For homeowners in Nassau County, the recently commenced 2024/25 property tax year marks the demise of a little-known old friend – the 5-year Taxpayer Protection Program (aka “TPP”). Created by Nassau County leaders in 2020/21 to help smooth over tax increases created by the county-wide revaluation that same year, the program phased-in property tax increases evenly over a five-year period.
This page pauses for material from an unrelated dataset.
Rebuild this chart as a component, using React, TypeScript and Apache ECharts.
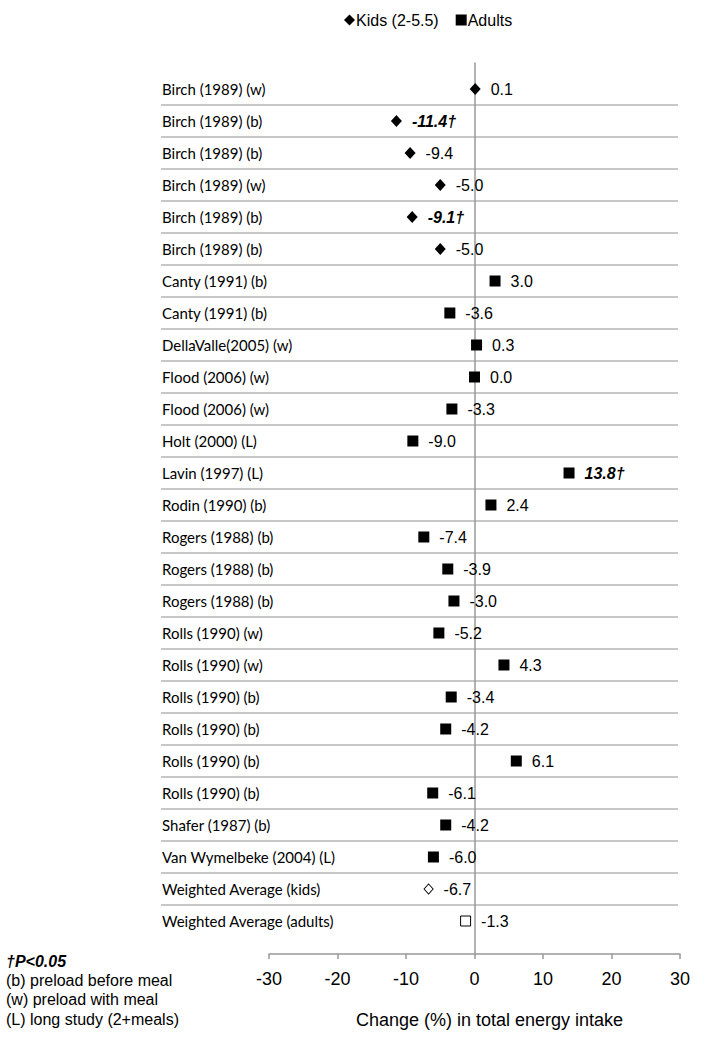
import React, { useEffect, useRef } from "react";
import * as echarts from "echarts";

const kidsLabels = [
  "Birch (1989) (w)",
  "Birch (1989) (b)",
  "Birch (1989) (b)",
  "Birch (1989) (w)",
  "Birch (1989) (b)",
  "Birch (1989) (b)",
];
const kidsValues = [0.1, -11.4, -9.4, -5.0, -9.1, -5.0];
const kidsSignificant = [false, true, false, false, true, false];

const adultLabels = [
  "Canty (1991) (b)",
  "Canty (1991) (b)",
  "DellaValle(2005) (w)",
  "Flood (2006) (w)",
  "Flood (2006) (w)",
  "Holt (2000) (L)",
  "Lavin (1997) (L)",
  "Rodin (1990) (b)",
  "Rogers (1988) (b)",
  "Rogers (1988) (b)",
  "Rogers (1988) (b)",
  "Rolls (1990) (w)",
  "Rolls (1990) (w)",
  "Rolls (1990) (b)",
  "Rolls (1990) (b)",
  "Rolls (1990) (b)",
  "Rolls (1990) (b)",
  "Shafer (1987) (b)",
  "Van Wymelbeke (2004) (L)",
];
const adultValues = [3.0, -3.6, 0.3, 0.0, -3.3, -9.0, 13.8, 2.4, -7.4, -3.9, -3.0, -5.2, 4.3, -3.4, -4.2, 6.1, -6.1, -4.2, -6.0];
const adultSignificant = [false, false, false, false, false, false, true, false, false, false, false, false, false, false, false, false, false, false, false];

const averageLabels = ["Weighted Average (kids)", "Weighted Average (adults)"];
const averageValues = [-6.7, -1.3];

const seriesNames = ["Kids (2-5.5)", "Adults"];
const xTicks = { min: -30, max: 30, interval: 10 };
const xAxisTitle = "Change (%) in total energy intake";
const footnotes = ["(b) preload before meal", "(w) preload with meal", "(L) long study (2+meals)"];
const footnoteTitle = "\u2020P<0.05";

const categories = [...kidsLabels, ...adultLabels, ...averageLabels];

const FONT = "'Liberation Sans', Arial, sans-serif";

export default function App() {
  const ref = useRef<HTMLDivElement>(null);

  useEffect(() => {
    if (!ref.current) return;
    const chart = echarts.init(ref.current, undefined, { renderer: "svg" });

    const kidsData: any[] = kidsValues.map((v, i) => ({
      value: [v, i],
      sig: kidsSignificant[i],
      label: kidsSignificant[i] ? { fontWeight: "bold", fontStyle: "italic" } : undefined,
    }));
    kidsData.push({
      value: [averageValues[0], kidsLabels.length + adultLabels.length],
      symbolSize: [9, 10],
      itemStyle: { color: "#fff", borderColor: "#000", borderWidth: 1, opacity: 1 },
    });

    const adultData: any[] = adultValues.map((v, i) => ({
      value: [v, kidsLabels.length + i],
      sig: adultSignificant[i],
      label: adultSignificant[i] ? { fontWeight: "bold", fontStyle: "italic" } : undefined,
    }));
    adultData.push({
      value: [averageValues[1], kidsLabels.length + adultLabels.length + 1],
      symbolSize: 10,
      itemStyle: { color: "#fff", borderColor: "#000", borderWidth: 1, opacity: 1 },
    });

    const labelFormatter = (p: any) =>
      p.value[0].toFixed(1) + (p.data && p.data.sig ? "\u2020" : "");

    const option: any = {
      animation: false,
      textStyle: { fontFamily: FONT, color: "#000" },
      legend: {
        data: seriesNames,
        left: 339,
        top: 7,
        itemWidth: 11,
        itemHeight: 11,
        itemGap: 17,
        textStyle: { fontSize: 16, color: "#000", fontFamily: FONT, padding: [0, 0, 0, -4] },
      },
      grid: [
        { left: 269, right: 30, top: 63, bottom: 96 },
        { left: 161, right: 32, top: 73, bottom: 113 },
        { left: 269, right: 30, top: 73, bottom: 113 },
      ],
      xAxis: [
        {
          gridIndex: 0,
          type: "value",
          min: xTicks.min,
          max: xTicks.max,
          interval: xTicks.interval,
          axisLine: { show: true, onZero: false, lineStyle: { color: "#999", width: 1.5 } },
          axisTick: { show: true, inside: false, length: 5, lineStyle: { color: "#999", width: 1.5 } },
          axisLabel: { fontSize: 18, color: "#000", margin: 16, fontFamily: FONT },
          splitLine: { show: false },
          name: xAxisTitle,
          nameLocation: "middle",
          nameGap: 57,
          nameTextStyle: { fontSize: 18, color: "#000", fontFamily: FONT, padding: [0, 0, 0, 30] },
        },
        { gridIndex: 1, type: "value", min: 0, max: 1, show: false },
        { gridIndex: 2, type: "value", min: xTicks.min, max: xTicks.max, show: false },
      ],
      yAxis: [
        {
          gridIndex: 0,
          type: "value",
          min: 0,
          max: 1,
          axisLine: { show: true, onZero: true, lineStyle: { color: "#999", width: 1.5 } },
          axisTick: { show: false },
          axisLabel: { show: false },
          splitLine: { show: false },
        },
        {
          gridIndex: 1,
          type: "category",
          inverse: true,
          data: categories,
          axisLine: { show: false },
          axisTick: { show: false },
          axisLabel: {
            inside: true,
            margin: 1,
            fontSize: 15,
            color: "#000",
            fontFamily: "Lato, 'Open Sans', sans-serif",
            padding: [7, 0, 0, 0],
          },
          splitLine: {
            show: true,
            showMinLine: false,
            showMaxLine: false,
            lineStyle: { color: "#b5b5b5", width: 1.6 },
          },
        },
        {
          gridIndex: 2,
          type: "category",
          inverse: true,
          data: categories,
          show: false,
        },
      ],
      series: [
        {
          name: seriesNames[0],
          type: "scatter",
          xAxisIndex: 2,
          yAxisIndex: 2,
          symbol: "diamond",
          symbolSize: [11, 12],
          itemStyle: { color: "#000", opacity: 1 },
          label: {
            show: true,
            position: "right",
            distance: 10,
            fontSize: 16,
            color: "#000",
            fontFamily: FONT,
            formatter: labelFormatter,
          },
          data: kidsData,
        },
        {
          name: seriesNames[1],
          type: "scatter",
          xAxisIndex: 2,
          yAxisIndex: 2,
          symbol: "rect",
          symbolSize: 11,
          itemStyle: { color: "#000", opacity: 1 },
          label: {
            show: true,
            position: "right",
            distance: 10,
            fontSize: 16,
            color: "#000",
            fontFamily: FONT,
            formatter: labelFormatter,
          },
          data: adultData,
        },
      ],
      graphic: [
        {
          type: "text",
          left: 6,
          top: 953,
          style: { text: footnoteTitle, font: `italic bold 16px ${FONT}`, fill: "#000" },
        },
        ...footnotes.map((t, i) => ({
          type: "text",
          left: 6,
          top: 972 + i * 19.5,
          style: { text: t, font: `16px ${FONT}`, fill: "#000" },
        })),
      ],
    };

    chart.setOption(option);
    return () => chart.dispose();
  }, []);

  return (
    <div
      ref={ref}
      style={{ position: "fixed", left: 0, top: 0, width: 710, height: 1050, background: "#fff" }}
    />
  );
}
At the time critics noted that the program circumvented the whole point of a revaluation (i.e. bringing values up to date to make sure that each property paid its fair share of property taxes) by preserving inequities in residential taxation for an additional five years. Some also speculated that the TPP program had more to do with protecting incumbent politicians from the wrath of angry taxpayers than good assessment policy. See more here: The Taxpayer Protection Plan – Farrell Fritz
This same political self-preservation technique may also have been at work with Nassau County’s later decision to “freeze” the 2020/21 valuations for the two subsequent tax years after the 2020/21 revaluation—even as sale prices began to skyrocket upward. Despite its murky origins, the TPP succeeded in what it was intended to do – lessen the pain of higher property taxes by phasing them in slowly. Thus, as we bid goodbye to the TPP in the 2024/25 tax year, Nassau County homeowners will finally be, hypothetically speaking, paying their full fair share of taxes according to 2020 values. The only problem – median housing prices in Nassau County have soared nearly 40% from 2020 to 2024 leaving the 2020 values obsolete before they were ever fully implemented. See more here: Nassau County, NY Housing Market: 2024 Home Prices & Trends | Zillow
The moral to the story – if you truly want to achieve a fair assessment system, you might want to resist the urge to kick the can down the road.